Years of testing and recommendations by doctor after doctor followed. Ideas such as "Don't wrap her in cotton wool" to protect my eyes, to "Don't ever let her learn Sign Language, or she'll never learn to speak" were the weirder ones I've heard my folks reminisce about.
The first time I knew I was deaf was at two years old. My folks took me to a place, some man stuck "things" in my ears and I could hear noise! For a while after that I followed everything with my eyes for I didn't dare move my head for fear that those "things" would fall out and I'd be hurled into silence again. I'd protest and cry at bedtime when it was time to take the hearing aids off and go to sleep.
Being legally blind at the same time and not being able to see beyond my five foot boundary of vision, I just assumed that everyone had "hearing boxes" like mine. I attended an Oral School for preschool and all the other kids had them. If I saw a kid without one I just guessed they didn't get theirs yet, and because I didn't see any adults with any, we must not need them when we grow up.

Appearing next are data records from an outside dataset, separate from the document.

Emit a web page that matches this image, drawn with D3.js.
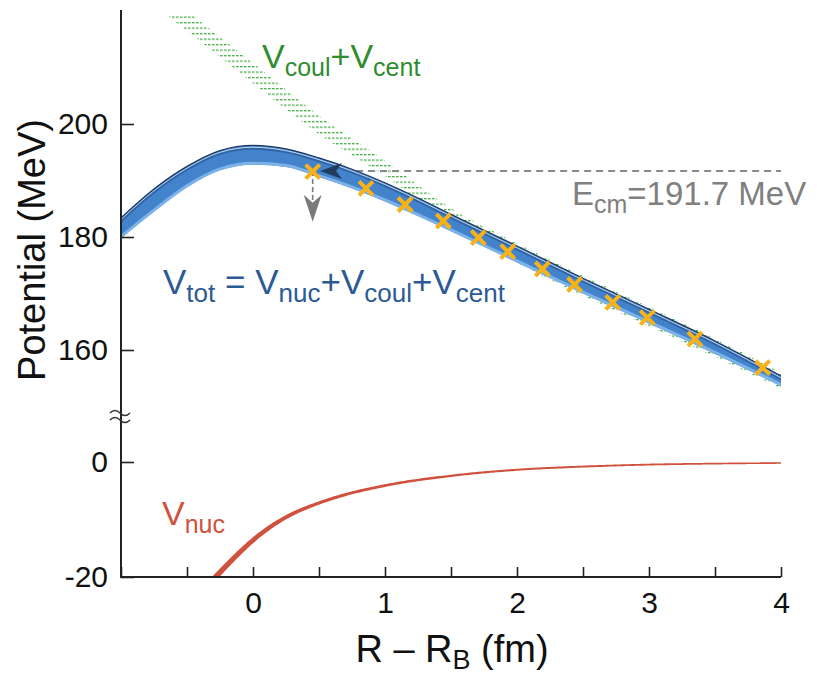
<!doctype html>
<html>
<head>
<meta charset="utf-8">
<script src="https://d3js.org/d3.v7.min.js"></script>
<style>
  body { margin: 0; background: #fff; }
  text { font-family: "Liberation Sans", Arial, Helvetica, sans-serif; white-space: pre; }
</style>
</head>
<body>
<svg width="829" height="679"></svg>
<script>
  // V_tot band (family of curves)
  const bandR      = [-1, -0.75, -0.5, -0.25, 0, 0.25, 0.5, 0.75, 1, 1.25, 1.5, 2, 2.5, 3, 3.5, 4];
  const vTotTop    = [183.4, 188.5, 192.5, 195.3, 196.2, 195.6, 194.0, 192.0, 189.6, 186.9, 184.0, 178.4, 172.7, 167.2, 161.6, 155.4];
  const vTotBottom = [179.8, 184.5, 188.8, 191.8, 192.8, 192.4, 190.6, 188.6, 186.3, 183.7, 181.0, 175.5, 170.0, 164.7, 159.3, 153.6];

  // V_coul + V_cent band
  const coulR         = [-0.7, -0.5, 0, 0.5, 1, 1.5, 2, 2.5, 3, 3.5, 4];
  const vCoulCentHigh = [223.7, 220.0, 210.8, 201.5, 193.5, 185.1, 178.9, 173.1, 167.6, 162.0, 156.0];
  const vCoulCentLow  = [220.2, 216.5, 207.2, 198.2, 190.8, 182.3, 175.5, 169.6, 164.2, 158.8, 153.2];

  // V_nuc
  const nucR = [-0.3, -0.2, -0.1, 0, 0.15, 0.3, 0.45, 0.65, 1, 1.5, 2, 2.5, 3, 3.5, 4];
  const vNuc = [-20.4, -18.0, -15.7, -13.6, -11.0, -9.0, -7.55, -6.0, -4.1, -2.4, -1.35, -0.8, -0.45, -0.28, -0.18];

  // crosses
  const crossR = [0.452, 0.856, 1.152, 1.442, 1.707, 1.930, 2.192, 2.436, 2.725, 2.987, 3.348, 3.861];
  const crossV = [191.56, 188.62, 185.75, 182.83, 179.88, 177.40, 174.34, 171.59, 168.44, 165.72, 161.95, 156.87];

  const eCm = 191.7;
  const eCmFrom = 0.69;
  const dropTo = 182.7;

  const xTicks = [-1, -0.5, 0, 0.5, 1, 1.5, 2, 2.5, 3, 3.5, 4];
  const xTickLabels = ["", "", "0", "", "1", "", "2", "", "3", "", "4"];
  const yTicksUpper = [160, 180, 200];
  const yTicksLower = [-20, 0];

  const svg = d3.select("svg");
  const x = d3.scaleLinear().domain([-1, 4]).range([121, 781]);
  const yUp = d3.scaleLinear().domain([150, 220]).range([406.5, 11]);
  const yLo = d3.scaleLinear().domain([-20, 8]).range([577, 416]);

  const defs = svg.append("defs");
  defs.append("clipPath").attr("id", "clipUp")
    .append("rect").attr("x", 121).attr("y", 13).attr("width", 660).attr("height", 400);
  defs.append("clipPath").attr("id", "clipLo")
    .append("rect").attr("x", 121).attr("y", 420).attr("width", 680).attr("height", 157);
  const pat = defs.append("pattern").attr("id", "dots")
    .attr("patternUnits", "userSpaceOnUse").attr("width", 4).attr("height", 5.5);
  pat.append("rect").attr("x", 0).attr("y", 0).attr("width", 2.6).attr("height", 1.3).attr("fill", "#45b245");

  // green band
  const coulArea = d3.area()
    .x((d, i) => x(coulR[i]))
    .y0((d, i) => yUp(vCoulCentLow[i]))
    .y1(d => yUp(d))
    .curve(d3.curveMonotoneX);
  svg.append("path")
    .attr("clip-path", "url(#clipUp)")
    .attr("d", coulArea(vCoulCentHigh))
    .attr("fill", "url(#dots)");

  // E_cm dashed line
  svg.append("line")
    .attr("x1", x(eCmFrom)).attr("x2", x(4))
    .attr("y1", yUp(eCm)).attr("y2", yUp(eCm))
    .attr("stroke", "#8a8a8a").attr("stroke-width", 2).attr("stroke-dasharray", "7,5");

  // blue band
  const g = svg.append("g").attr("clip-path", "url(#clipUp)");
  const totArea = d3.area()
    .x((d, i) => x(bandR[i]))
    .y0((d, i) => yUp(vTotBottom[i]))
    .y1(d => yUp(d))
    .curve(d3.curveMonotoneX);
  const bandLine = d3.line().x((d, i) => x(bandR[i])).y(d => yUp(d)).curve(d3.curveMonotoneX);
  g.append("path").attr("d", totArea(vTotTop)).attr("fill", "#4283cc");
  g.append("path").attr("d", bandLine(vTotBottom)).attr("fill", "none")
    .attr("stroke", "#7cb2e8").attr("stroke-width", 3).attr("transform", "translate(0,-1.5)");
  g.append("path").attr("d", bandLine(vTotTop)).attr("fill", "none")
    .attr("stroke", "#2f64a6").attr("stroke-width", 2.5).attr("transform", "translate(0,3)");
  g.append("path").attr("d", bandLine(vTotTop)).attr("fill", "none")
    .attr("stroke", "#e3ecf6").attr("stroke-width", 0.8).attr("transform", "translate(0,1.8)");
  g.append("path").attr("d", bandLine(vTotTop)).attr("fill", "none")
    .attr("stroke", "#1d3a63").attr("stroke-width", 1.2);

  // arrows
  const ax = x(0.508), ay = yUp(eCm);
  svg.append("path")
    .attr("d", `M${ax},${ay} L${ax + 22},${ay - 8} L${ax + 16},${ay} L${ax + 22},${ay + 8} Z`)
    .attr("fill", "#1e3552").attr("opacity", 0.9);
  const vx = x(crossR[0]), vy0 = yUp(eCm), vy1 = yUp(dropTo);
  svg.append("line").attr("x1", vx).attr("x2", vx).attr("y1", vy0).attr("y2", vy1 - 20)
    .attr("stroke", "#7a7a7a").attr("stroke-width", 1.6).attr("stroke-dasharray", "5,3");
  svg.append("path")
    .attr("d", `M${vx},${vy1} L${vx - 9},${vy1 - 27} L${vx},${vy1 - 19} L${vx + 9},${vy1 - 27} Z`)
    .attr("fill", "#7a7a7a");

  // crosses
  svg.append("g").selectAll("path").data(crossR).join("path")
    .attr("d", (d, i) => {
      const cx = x(d), cy = yUp(crossV[i]), s = 7;
      return `M${cx - s},${cy - s}L${cx + s},${cy + s}M${cx - s},${cy + s}L${cx + s},${cy - s}`;
    })
    .attr("stroke", "#f7b21a").attr("stroke-width", 4).attr("fill", "none");

  // V_nuc, drawn with tapering width
  const nucLine = d3.line().x((d, i) => x(nucR[i])).y(d => yLo(d)).curve(d3.curveMonotoneX);
  const tmp = svg.append("path").attr("d", nucLine(vNuc)).attr("fill", "none");
  const len = tmp.node().getTotalLength();
  const pts = d3.range(0, 301).map(k => tmp.node().getPointAtLength(len * k / 300));
  tmp.remove();
  const wScale = d3.scaleLinear().domain([-0.3, 0.5, 1.5, 4]).range([5.5, 3.2, 2.2, 1.6]).clamp(true);
  const left = [], right = [];
  pts.forEach((p, k) => {
    const a = pts[Math.max(0, k - 2)], b = pts[Math.min(pts.length - 1, k + 2)];
    const dx = b.x - a.x, dy = b.y - a.y, n = Math.hypot(dx, dy) || 1;
    const w = wScale(x.invert(p.x)) / 2;
    left.push([p.x - dy / n * w, p.y + dx / n * w]);
    right.push([p.x + dy / n * w, p.y - dx / n * w]);
  });
  svg.append("path")
    .attr("clip-path", "url(#clipLo)")
    .attr("d", "M" + left.map(p => p.join(",")).join("L") + "L" + right.reverse().map(p => p.join(",")).join("L") + "Z")
    .attr("fill", "#d0513d");

  // axes
  const styleAxis = sel => {
    sel.attr("font-size", null).attr("font-family", null);
    sel.select(".domain").remove();
    sel.selectAll(".tick line").attr("stroke", "#222").attr("stroke-width", 1.6);
    sel.selectAll(".tick text").attr("fill", "#111").attr("font-size", 30);
  };
  svg.append("g").attr("transform", "translate(0,577)")
    .call(d3.axisBottom(x).tickValues(xTicks).tickSize(-10).tickPadding(15).tickFormat((d, i) => xTickLabels[i]))
    .call(styleAxis);
  svg.append("g").attr("transform", "translate(121,0)")
    .call(d3.axisLeft(yUp).tickValues(yTicksUpper).tickSize(-13).tickPadding(13))
    .call(styleAxis);
  svg.append("g").attr("transform", "translate(121,0)")
    .call(d3.axisLeft(yLo).tickValues(yTicksLower).tickSize(-13).tickPadding(13).tickFormat(d => d < 0 ? "-" + Math.abs(d) : d))
    .call(styleAxis);

  svg.append("path").attr("d", "M121,10V577H781").attr("fill", "none")
    .attr("stroke", "#222").attr("stroke-width", 2);

  // axis break
  [-4, 3].forEach(o => {
    svg.append("path")
      .attr("d", `M110,${417 + o} q5,-5 10,0 t10,0`)
      .attr("fill", "none").attr("stroke", "#333").attr("stroke-width", 1.6);
  });

  // labels
  const label = (tx, ty, parts, color, big, small, shift) => {
    const t = svg.append("text").attr("x", tx).attr("y", ty).attr("fill", color).attr("font-size", big);
    let down = false;
    parts.forEach(([s, sub]) => {
      const sp = t.append("tspan").text(s);
      if (sub && !down) { sp.attr("font-size", small).attr("dy", shift); down = true; }
      else if (!sub && down) { sp.attr("dy", -shift); down = false; }
      else if (sub) sp.attr("font-size", small);
    });
    return t;
  };
  label(262, 68, [["V"], ["coul", 1], ["+V"], ["cent", 1]], "#2f8c2f", 34, 25, 8);
  label(163, 294, [["V"], ["tot", 1], [" = V"], ["nuc", 1], ["+V"], ["coul", 1], ["+V"], ["cent", 1]], "#2c5a94", 35, 26, 8);
  label(572, 205, [["E"], ["cm", 1], ["=191.7 MeV"]], "#808080", 33, 25, 8);
  label(162, 525, [["V"], ["nuc", 1]], "#d0513d", 34, 25, 8);

  svg.append("text").attr("transform", "translate(45,250) rotate(-90)")
    .attr("text-anchor", "middle").attr("font-size", 38).attr("fill", "#111")
    .text("Potential (MeV)");
  const xt = svg.append("text").attr("x", 452).attr("y", 662)
    .attr("text-anchor", "middle").attr("font-size", 38).attr("fill", "#111");
  xt.append("tspan").text("R – R");
  xt.append("tspan").text("B").attr("font-size", 27).attr("dy", 7);
  xt.append("tspan").text(" (fm)").attr("dy", -7);
</script>
</body>
</html>
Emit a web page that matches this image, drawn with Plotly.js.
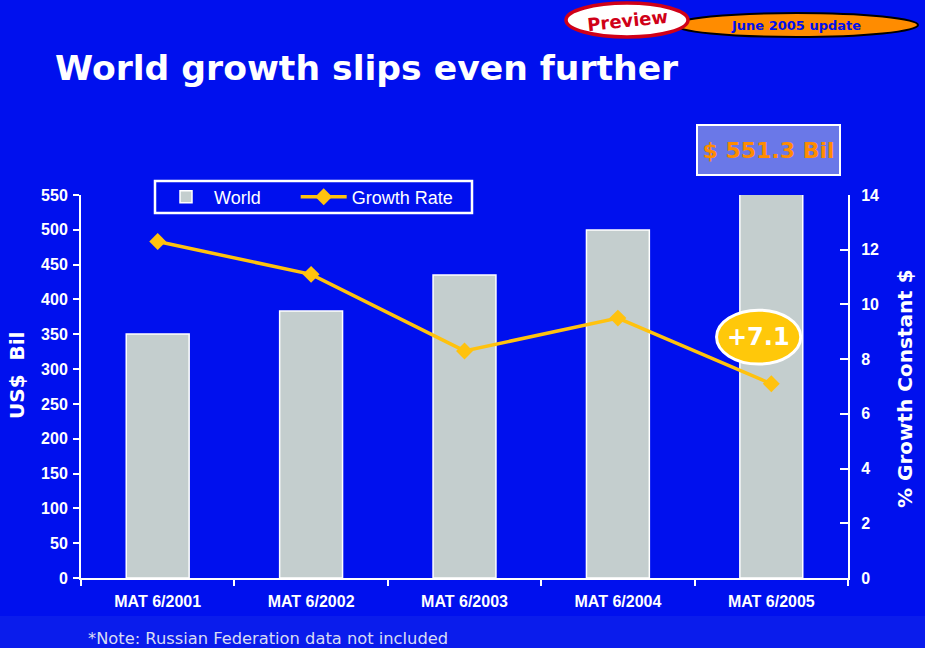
<!DOCTYPE html>
<html>
<head>
<meta charset="utf-8">
<script src="https://cdn.plot.ly/plotly-3.0.1.min.js"></script>
<style>html,body{margin:0;padding:0;background:#0010EE;}#chart{width:925px;height:648px;}</style>
</head>
<body>
<div id="chart"></div>
<script>
const categories = ["MAT 6/2001", "MAT 6/2002", "MAT 6/2003", "MAT 6/2004", "MAT 6/2005"];
const worldSales = [350.4, 383.4, 435.0, 499.7, 551.3];
const growthRate = [12.3, 11.1, 8.3, 9.5, 7.1];
const leftTicks = [0, 50, 100, 150, 200, 250, 300, 350, 400, 450, 500, 550];
const rightTicks = [0, 2, 4, 6, 8, 10, 12, 14];

const W = 925, H = 648, L = 81, R = 848, T = 195, B = 578;
const px = x => (x - L) / (R - L);
const py = y => (B - y) / (B - T);

const BG = '#0010EE';
const NB = '\u00a0';
const traces = [
  {type: 'bar', name: 'World' + NB.repeat(6), x: categories, y: worldSales, yaxis: 'y',
   marker: {color: '#C4CECE', line: {color: '#FFFFFF', width: 1.5}}},
  {type: 'scatter', mode: 'lines+markers', name: 'Growth Rate', x: categories, y: growthRate, yaxis: 'y2',
   line: {color: '#FFC20E', width: 3.5}, marker: {symbol: 'diamond', size: 13, color: '#FFC20E'}}
];

const tickFont = {family: 'Liberation Sans, Arial', size: 16, color: '#FFFFFF', weight: 'bold'};
const center = {xanchor: 'center', yanchor: 'middle', showarrow: false, xref: 'paper', yref: 'paper'};
const layout = {
  width: W, height: H,
  paper_bgcolor: BG, plot_bgcolor: BG,
  margin: {l: L, r: W - R, t: T, b: H - B},
  bargap: 0.59,
  showlegend: true,
  title: {text: 'World growth slips even further', x: 55 / W, xref: 'container', xanchor: 'left',
          y: 1 - 68 / H, yref: 'container', yanchor: 'middle',
          font: {family: 'DejaVu Sans', size: 34.6, color: '#FFFFFF', weight: 'bold'}},
  xaxis: {type: 'category', showgrid: false, zeroline: false, showline: true, linecolor: '#FFFFFF', linewidth: 2,
          ticks: 'outside', tickson: 'boundaries', ticklen: 6, tickwidth: 2, tickcolor: '#FFFFFF',
          tickfont: {family: 'Liberation Sans, Arial', size: 16, color: '#FFFFFF', weight: 'bold'},
          ticklabelstandoff: 8, range: [-0.5, 4.5]},
  yaxis: {range: [0, 550], tickvals: leftTicks, showgrid: false, zeroline: false, showline: true,
          linecolor: '#FFFFFF', linewidth: 2, ticks: 'outside', ticklen: 6, tickwidth: 2, tickcolor: '#FFFFFF',
          tickfont: tickFont, ticklabelstandoff: 2},
  yaxis2: {range: [0, 14], tickvals: rightTicks, overlaying: 'y', side: 'right', showgrid: false, zeroline: false,
           showline: true, linecolor: '#FFFFFF', linewidth: 2, ticks: 'inside', ticklen: 8, tickwidth: 2,
           tickcolor: '#FFFFFF', tickfont: tickFont, ticklabelstandoff: 8},
  legend: {orientation: 'h', x: px(158), y: py(197), xanchor: 'left', yanchor: 'middle',
           bgcolor: 'rgba(0,0,0,0)', borderwidth: 0,
           font: {family: 'Liberation Sans, Arial', size: 18, color: '#FFFFFF'},
           itemwidth: 46, tracegroupgap: 0},
  shapes: [
    {type: 'rect', xref: 'paper', yref: 'paper', x0: px(0), x1: px(W), y0: py(H), y1: py(616),
     fillcolor: '#0A1CEC', line: {width: 0}, layer: 'below'},
    {type: 'rect', xref: 'paper', yref: 'paper', x0: px(155), x1: px(472), y0: py(213), y1: py(181),
     fillcolor: 'rgba(0,0,0,0)', line: {color: '#FFFFFF', width: 2.5}},
    {type: 'circle', xref: 'paper', yref: 'paper', x0: px(675), x1: px(918), y0: py(37), y1: py(13),
     fillcolor: '#FF8C00', line: {color: '#000000', width: 2}},
    {type: 'circle', xref: 'paper', yref: 'paper', x0: px(566), x1: px(688), y0: py(37), y1: py(3),
     fillcolor: '#FFFFFF', line: {color: '#D00018', width: 3.5}},
    {type: 'circle', xref: 'x', yref: 'y2', x0: 3.643, x1: 4.192, y0: 7.82, y1: 9.79,
     fillcolor: '#FFC80A', line: {color: '#FFFFFF', width: 3}}
  ],
  annotations: [
    Object.assign({}, center, {text: '$ 551.3 Bil', x: px(768), y: py(150),
     bgcolor: '#6A78E8', bordercolor: '#FFFFFF', borderwidth: 2,
     width: 139, height: 46, font: {family: 'DejaVu Sans', size: 22, color: '#FF8C00', weight: 'bold'}}),
    Object.assign({}, center, {text: '+7.1', xref: 'x', yref: 'y2', x: 3.918, y: 8.81,
     font: {family: 'DejaVu Sans', size: 24, color: '#FFFFFF', weight: 'bold'}}),
    Object.assign({}, center, {text: 'Preview', x: px(627), y: py(20), textangle: -6,
     font: {family: 'DejaVu Sans', size: 18, color: '#D00018', weight: 'bold'}}),
    Object.assign({}, center, {text: 'June 2005 update', x: px(796), y: py(25),
     font: {family: 'DejaVu Sans', size: 13, color: '#0010EE', weight: 'bold'}}),
    Object.assign({}, center, {text: 'US$  Bil', x: px(17), y: py(376), textangle: -90,
     font: {family: 'DejaVu Sans', size: 20, color: '#FFFFFF', weight: 'bold'}}),
    Object.assign({}, center, {text: '% Growth Constant $', x: px(905), y: py(389), textangle: -90,
     font: {family: 'DejaVu Sans', size: 20, color: '#FFFFFF', weight: 'bold'}}),
    Object.assign({}, center, {text: '*Note: Russian Federation data not included', x: px(86), y: py(638),
     xanchor: 'left', font: {family: 'DejaVu Sans', size: 16.3, color: '#D8DCF4'}})
  ]
};

Plotly.newPlot('chart', traces, layout, {displayModeBar: false});
</script>
</body>
</html>
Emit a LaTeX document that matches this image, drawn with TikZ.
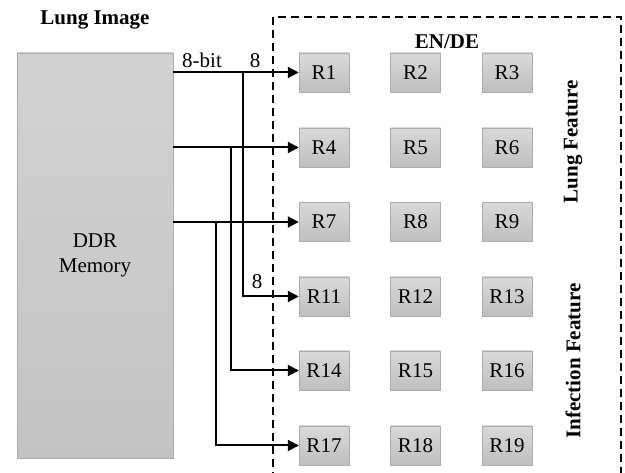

My parents reaction to finding out their child is "disabled" wasn't so much as shock, but more disbelief, sadness and a lot of worrying. They remember when they told the rest of the family, their parents, brothers and sisters, that there wasn't much of a reaction except make me more "special" to them, but insisted I not be treated differently.
Well, it turns out I'm just as crazy as they all are heh.